CREATE TABLE scraping_details (
id INT IDENTITY(1,1) PRIMARY KEY, -- Identity insert and autoincrement
unique_id VARCHAR2(64) NOT NULL,
ts DATETIME NOT NULL, -- Timezone naive
pickup_zip VARCHAR2(6) NOT NULL,
pickup_long NUMBER NOT NULL,
pickup_lat NUMBER NOT NULL,
dest_zip VARCHAR2(6) NOT NULL,
dest_long NUMBER NOT NULL,
dest_lat NUMBER NOT NULL,
UNIQUE (unique_id)
);
SET IDENTITY_INSERT scraping_details OFF;
Query Pattern
The most frequent query pattern that I foresee, will always seek the ts
, pickup_zip
and dest_zip
columns for a specific hour of a specific day. That means, we will want all the rows (and above columns) where ts
is between 19th June 2024, 10 am to 10:59:59 am.
Questions
- How to modify the table creation command, especially
ts
to make this query as efficient as possible?
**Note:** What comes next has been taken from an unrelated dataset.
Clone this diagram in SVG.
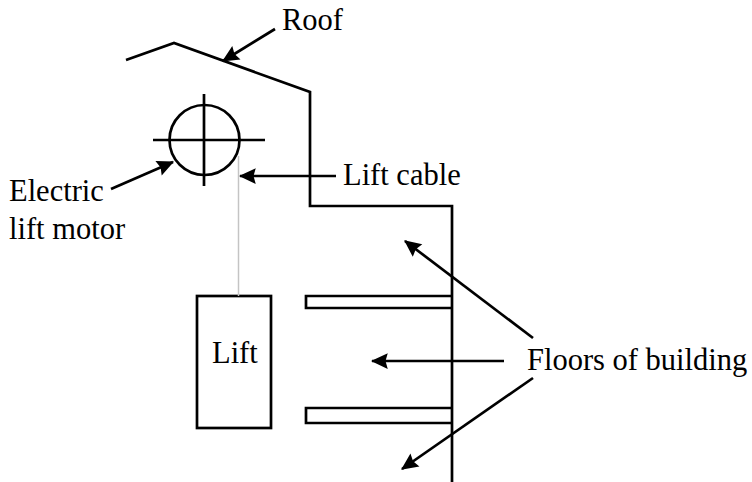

Any kind of clustering or indexing on this row will help? I can trade some insertion latency to make this query efficient. - About the implications of turning off the identity insert, can I insert the rows from a polars dataframe (using SQLAlchemy) where the original dataframe does not have the id column? Does it mean the database will create the corresponding numbers?
Backend Technology
If important, my company is using an Oracle ADB for this purpose. Mentioning this as I believe different backends have different functionalities.